Lo que nos deja claro
san Benito es que deben impedirse los desórdenes. Vivimos siempre en un
equilibrio inestable. Es humana, muy humana, la tentación de ir probando la
resistencia del Abad o Prior, con pequeñas cosas de la vida monástica de cada
día: asistencia, puntualidad… Es tema principal y primero la necesidad de ser
fieles a nuestra vocación.
Hemos venido al
monasterio sintiéndonos llamados por el Señor a ser monjes, pero, como nos
recuerda san Benito somos almas enfermas y las tentaciones no nos abandonan
nunca. Cada día debemos renovar nuestro celo por Dios, el buen celo que debe
guiar nuestra vida y vivirla como un regalo que el mismo Señor nos ha hecho. No
dar importancia a los pequeños vicios acaba por generar otros más grandes, y de
aquí venir a una inestabilidad espiritual que puede hacer peligrar nuestra
vocación, y nuestra alma.
La turbulencia, la
preocupación, exageración, obstinación generan la pérdida de paz. Es un riesgo,
dice san Benito para el abad, o para todo el que tiene una responsabilidad.
¿Cómo podemos ayudar a
mantener en un buen nivel la vida monástica? Manteniendo el ritmo de la jornada
sabiamente diseñada por san Benito: plegaria, trabajo, contacto con la Palabra,
descanso. Es preciso cuidar esto aspectos para no deslizarnos hacia la
indolencia, la rutina,,, y, en definitiva, una crisis personal y comunitaria.

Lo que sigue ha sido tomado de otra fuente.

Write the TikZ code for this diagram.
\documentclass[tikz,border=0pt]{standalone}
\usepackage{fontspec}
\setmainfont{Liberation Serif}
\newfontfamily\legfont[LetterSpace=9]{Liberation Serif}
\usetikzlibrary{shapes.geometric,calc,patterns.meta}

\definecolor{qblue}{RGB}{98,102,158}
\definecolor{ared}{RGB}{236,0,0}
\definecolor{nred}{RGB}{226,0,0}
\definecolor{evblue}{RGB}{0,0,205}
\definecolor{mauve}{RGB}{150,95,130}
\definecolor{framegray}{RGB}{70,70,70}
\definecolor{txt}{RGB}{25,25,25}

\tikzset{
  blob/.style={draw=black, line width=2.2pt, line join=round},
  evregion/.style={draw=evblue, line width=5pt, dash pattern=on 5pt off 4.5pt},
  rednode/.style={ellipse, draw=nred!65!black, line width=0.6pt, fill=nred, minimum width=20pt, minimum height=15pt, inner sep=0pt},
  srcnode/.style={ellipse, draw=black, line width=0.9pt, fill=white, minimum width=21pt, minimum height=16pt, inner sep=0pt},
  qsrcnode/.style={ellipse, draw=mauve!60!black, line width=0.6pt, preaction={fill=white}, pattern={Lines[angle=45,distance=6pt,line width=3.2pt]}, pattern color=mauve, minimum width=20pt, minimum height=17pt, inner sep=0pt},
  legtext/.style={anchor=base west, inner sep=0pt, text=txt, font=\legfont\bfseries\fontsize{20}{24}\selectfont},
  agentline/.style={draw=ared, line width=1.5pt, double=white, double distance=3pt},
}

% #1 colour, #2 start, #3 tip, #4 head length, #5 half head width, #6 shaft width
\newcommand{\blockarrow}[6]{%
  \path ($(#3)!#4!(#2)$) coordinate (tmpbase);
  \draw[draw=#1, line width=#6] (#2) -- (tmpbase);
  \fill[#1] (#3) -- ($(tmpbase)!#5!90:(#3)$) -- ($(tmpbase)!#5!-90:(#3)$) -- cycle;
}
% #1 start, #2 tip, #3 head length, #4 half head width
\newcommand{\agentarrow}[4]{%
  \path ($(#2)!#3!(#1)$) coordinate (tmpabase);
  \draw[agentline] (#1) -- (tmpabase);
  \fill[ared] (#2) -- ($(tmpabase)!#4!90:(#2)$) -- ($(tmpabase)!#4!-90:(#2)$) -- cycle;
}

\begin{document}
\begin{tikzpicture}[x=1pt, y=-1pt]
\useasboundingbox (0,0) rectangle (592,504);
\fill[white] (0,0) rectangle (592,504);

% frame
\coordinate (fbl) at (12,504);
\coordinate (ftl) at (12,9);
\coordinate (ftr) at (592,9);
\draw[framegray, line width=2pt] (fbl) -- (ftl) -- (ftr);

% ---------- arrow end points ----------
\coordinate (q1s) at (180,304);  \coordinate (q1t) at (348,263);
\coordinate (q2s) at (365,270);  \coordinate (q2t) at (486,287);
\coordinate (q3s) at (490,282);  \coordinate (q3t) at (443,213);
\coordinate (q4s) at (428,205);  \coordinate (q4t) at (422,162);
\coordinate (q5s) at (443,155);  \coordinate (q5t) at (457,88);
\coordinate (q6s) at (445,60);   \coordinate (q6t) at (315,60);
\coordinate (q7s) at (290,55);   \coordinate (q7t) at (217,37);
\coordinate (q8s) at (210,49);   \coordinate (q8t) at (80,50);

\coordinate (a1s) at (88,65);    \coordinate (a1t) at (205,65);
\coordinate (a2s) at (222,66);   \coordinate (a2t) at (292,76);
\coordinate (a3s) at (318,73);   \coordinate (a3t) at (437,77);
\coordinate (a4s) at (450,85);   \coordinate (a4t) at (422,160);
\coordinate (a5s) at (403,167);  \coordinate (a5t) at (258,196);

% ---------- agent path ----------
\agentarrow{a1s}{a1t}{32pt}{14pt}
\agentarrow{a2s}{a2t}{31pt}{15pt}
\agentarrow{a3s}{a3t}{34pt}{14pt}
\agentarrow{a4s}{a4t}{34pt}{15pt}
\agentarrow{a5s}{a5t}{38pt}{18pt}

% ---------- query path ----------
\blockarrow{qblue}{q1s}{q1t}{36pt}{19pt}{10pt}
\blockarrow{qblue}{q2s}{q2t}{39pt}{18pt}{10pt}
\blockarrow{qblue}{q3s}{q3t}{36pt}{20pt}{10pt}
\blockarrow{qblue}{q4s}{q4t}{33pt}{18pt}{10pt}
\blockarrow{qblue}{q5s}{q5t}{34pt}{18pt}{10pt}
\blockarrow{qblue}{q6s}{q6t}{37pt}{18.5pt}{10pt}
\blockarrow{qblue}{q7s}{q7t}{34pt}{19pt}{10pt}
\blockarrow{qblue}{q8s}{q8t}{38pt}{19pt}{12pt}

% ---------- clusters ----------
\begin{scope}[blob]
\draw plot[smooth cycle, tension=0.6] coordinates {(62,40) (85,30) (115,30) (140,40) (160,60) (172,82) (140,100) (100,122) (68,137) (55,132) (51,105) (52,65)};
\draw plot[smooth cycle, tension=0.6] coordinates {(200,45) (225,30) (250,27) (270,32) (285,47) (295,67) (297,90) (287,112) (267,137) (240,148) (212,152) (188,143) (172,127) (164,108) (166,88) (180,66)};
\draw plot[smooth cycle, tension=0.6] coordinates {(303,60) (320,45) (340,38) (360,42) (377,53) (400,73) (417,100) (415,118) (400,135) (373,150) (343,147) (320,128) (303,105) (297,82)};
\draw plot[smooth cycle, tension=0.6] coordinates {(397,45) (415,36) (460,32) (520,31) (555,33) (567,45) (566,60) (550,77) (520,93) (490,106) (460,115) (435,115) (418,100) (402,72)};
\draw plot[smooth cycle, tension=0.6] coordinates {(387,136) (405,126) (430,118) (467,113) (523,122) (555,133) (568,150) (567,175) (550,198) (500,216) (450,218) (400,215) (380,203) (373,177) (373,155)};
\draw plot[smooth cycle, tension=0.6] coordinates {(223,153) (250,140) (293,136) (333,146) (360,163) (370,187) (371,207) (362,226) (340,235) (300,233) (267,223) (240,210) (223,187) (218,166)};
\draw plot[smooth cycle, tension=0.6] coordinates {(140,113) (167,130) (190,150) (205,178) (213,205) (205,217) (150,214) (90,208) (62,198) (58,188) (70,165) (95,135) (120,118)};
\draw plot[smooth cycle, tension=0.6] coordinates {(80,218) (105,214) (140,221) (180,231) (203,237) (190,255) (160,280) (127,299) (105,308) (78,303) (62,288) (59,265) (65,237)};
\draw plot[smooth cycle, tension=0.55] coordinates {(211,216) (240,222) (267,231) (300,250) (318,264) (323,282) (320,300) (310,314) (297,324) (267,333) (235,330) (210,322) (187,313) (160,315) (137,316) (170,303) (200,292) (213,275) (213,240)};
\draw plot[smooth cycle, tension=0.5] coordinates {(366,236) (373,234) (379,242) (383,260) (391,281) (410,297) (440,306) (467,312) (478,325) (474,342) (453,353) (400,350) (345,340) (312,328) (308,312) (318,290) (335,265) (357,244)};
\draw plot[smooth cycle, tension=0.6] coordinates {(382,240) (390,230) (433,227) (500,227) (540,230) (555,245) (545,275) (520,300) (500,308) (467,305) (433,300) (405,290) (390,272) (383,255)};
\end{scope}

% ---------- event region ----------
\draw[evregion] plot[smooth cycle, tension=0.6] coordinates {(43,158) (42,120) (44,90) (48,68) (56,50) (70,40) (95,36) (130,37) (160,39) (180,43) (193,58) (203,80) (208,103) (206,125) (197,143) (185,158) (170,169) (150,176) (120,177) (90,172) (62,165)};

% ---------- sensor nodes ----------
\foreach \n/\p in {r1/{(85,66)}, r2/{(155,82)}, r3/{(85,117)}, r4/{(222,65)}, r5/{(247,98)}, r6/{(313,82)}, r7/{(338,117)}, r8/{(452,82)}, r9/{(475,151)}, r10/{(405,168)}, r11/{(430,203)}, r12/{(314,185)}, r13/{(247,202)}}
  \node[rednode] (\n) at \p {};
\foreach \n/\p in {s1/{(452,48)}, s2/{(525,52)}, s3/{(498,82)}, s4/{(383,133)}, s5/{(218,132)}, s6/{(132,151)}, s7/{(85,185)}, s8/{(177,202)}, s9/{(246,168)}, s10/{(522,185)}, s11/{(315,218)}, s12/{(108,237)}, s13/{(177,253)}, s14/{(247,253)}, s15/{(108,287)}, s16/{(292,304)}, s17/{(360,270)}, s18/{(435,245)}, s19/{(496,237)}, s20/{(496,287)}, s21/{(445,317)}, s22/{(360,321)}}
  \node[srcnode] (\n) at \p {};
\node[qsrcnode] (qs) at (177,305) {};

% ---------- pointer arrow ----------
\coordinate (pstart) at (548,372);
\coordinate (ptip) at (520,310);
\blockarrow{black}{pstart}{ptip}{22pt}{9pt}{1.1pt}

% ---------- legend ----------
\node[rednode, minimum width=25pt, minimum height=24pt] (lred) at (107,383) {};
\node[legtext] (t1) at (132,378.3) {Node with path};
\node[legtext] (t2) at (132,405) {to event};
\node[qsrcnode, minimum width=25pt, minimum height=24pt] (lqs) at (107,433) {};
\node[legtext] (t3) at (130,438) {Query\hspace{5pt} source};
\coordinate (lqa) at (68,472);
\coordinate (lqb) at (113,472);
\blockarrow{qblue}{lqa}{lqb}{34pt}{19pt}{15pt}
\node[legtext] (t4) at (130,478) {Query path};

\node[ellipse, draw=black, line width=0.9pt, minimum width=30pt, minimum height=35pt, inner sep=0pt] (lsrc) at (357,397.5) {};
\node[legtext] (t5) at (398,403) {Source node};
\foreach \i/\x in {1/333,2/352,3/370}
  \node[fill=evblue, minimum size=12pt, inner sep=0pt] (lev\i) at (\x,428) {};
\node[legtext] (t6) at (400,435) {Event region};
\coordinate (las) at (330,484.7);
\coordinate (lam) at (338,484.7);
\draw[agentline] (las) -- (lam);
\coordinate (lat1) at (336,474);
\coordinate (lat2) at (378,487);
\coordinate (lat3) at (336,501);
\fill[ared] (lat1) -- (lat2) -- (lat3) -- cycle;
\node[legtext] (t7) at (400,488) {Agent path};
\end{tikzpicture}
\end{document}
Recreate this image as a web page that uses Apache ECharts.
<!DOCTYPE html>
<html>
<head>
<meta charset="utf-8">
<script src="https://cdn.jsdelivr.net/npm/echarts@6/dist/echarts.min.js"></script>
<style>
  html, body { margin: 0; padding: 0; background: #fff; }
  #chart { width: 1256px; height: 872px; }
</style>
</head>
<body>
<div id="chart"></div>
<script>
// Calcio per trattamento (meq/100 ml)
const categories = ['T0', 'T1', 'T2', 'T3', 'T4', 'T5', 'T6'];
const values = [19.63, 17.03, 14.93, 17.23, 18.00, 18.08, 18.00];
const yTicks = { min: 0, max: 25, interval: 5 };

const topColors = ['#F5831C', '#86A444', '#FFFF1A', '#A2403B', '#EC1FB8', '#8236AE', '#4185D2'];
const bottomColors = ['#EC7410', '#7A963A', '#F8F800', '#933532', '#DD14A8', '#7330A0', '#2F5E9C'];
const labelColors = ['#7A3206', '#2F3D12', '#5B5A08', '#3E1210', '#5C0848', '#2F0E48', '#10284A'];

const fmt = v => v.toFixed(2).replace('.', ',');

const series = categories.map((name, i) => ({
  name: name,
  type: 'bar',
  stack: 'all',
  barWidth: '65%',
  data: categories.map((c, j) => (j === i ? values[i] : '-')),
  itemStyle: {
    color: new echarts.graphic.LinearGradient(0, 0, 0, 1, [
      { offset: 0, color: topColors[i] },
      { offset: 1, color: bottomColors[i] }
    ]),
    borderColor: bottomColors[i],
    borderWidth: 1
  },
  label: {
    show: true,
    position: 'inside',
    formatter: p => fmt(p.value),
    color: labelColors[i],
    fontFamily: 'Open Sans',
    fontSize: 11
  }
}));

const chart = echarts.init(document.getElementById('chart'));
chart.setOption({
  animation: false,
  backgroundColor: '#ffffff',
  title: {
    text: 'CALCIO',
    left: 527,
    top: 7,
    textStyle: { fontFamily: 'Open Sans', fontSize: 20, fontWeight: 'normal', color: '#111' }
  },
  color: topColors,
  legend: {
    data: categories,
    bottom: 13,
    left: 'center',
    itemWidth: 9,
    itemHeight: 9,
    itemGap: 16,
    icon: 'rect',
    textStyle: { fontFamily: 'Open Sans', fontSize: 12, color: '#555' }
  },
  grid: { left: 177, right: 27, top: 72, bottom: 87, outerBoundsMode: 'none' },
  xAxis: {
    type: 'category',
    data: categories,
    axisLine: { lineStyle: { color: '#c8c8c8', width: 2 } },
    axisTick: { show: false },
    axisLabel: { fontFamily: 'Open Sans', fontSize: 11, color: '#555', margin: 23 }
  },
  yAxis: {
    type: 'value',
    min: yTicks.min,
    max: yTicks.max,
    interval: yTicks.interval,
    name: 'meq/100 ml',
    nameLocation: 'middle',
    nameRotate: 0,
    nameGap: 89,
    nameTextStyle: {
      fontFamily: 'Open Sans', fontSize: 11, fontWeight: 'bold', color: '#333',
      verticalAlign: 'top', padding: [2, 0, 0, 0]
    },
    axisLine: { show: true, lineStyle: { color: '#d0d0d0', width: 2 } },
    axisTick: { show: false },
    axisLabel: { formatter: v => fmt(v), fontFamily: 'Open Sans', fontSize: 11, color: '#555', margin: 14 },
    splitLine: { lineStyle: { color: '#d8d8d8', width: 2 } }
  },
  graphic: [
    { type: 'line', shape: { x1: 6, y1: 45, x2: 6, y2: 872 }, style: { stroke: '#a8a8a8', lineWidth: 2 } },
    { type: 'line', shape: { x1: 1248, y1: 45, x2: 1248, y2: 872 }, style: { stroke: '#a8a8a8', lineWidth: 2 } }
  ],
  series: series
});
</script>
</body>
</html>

Vivir la vida monástica con discreción, es vivir virtuosamente, y viene a ser
el buen camino a la vida eterna.
Como nos recuerda el
abad Mauro en su testamento: “Hacer la lectura del propio comportamiento de toda
la vida, de las actitudes mantenidas, de los sentimientos que las han
alimentado, de las motivaciones que me han llevado a actuar casi por una
especie de determinismo bajo el impulso del defecto de fábrica es comenzar la
recapitulación en Cristo y encontrar nuevas motivaciones, nuevos sentimientos,
nuevas actitudes, nuevo comportamiento, en una palabra, la transformación en
Cristo”
Cristo, como punto de partida y como meta no puede haber nada mejor, y con esta centralidad en Cristo que aparece a lo largo de toda la Regla debemos analizar nuestra vida de monjes y de creyentes; conscientes de la distancia que nos separa del modelo, y sabiendo que nunca vamos a este horizonte, pero siempre teniéndolo como referencia principal.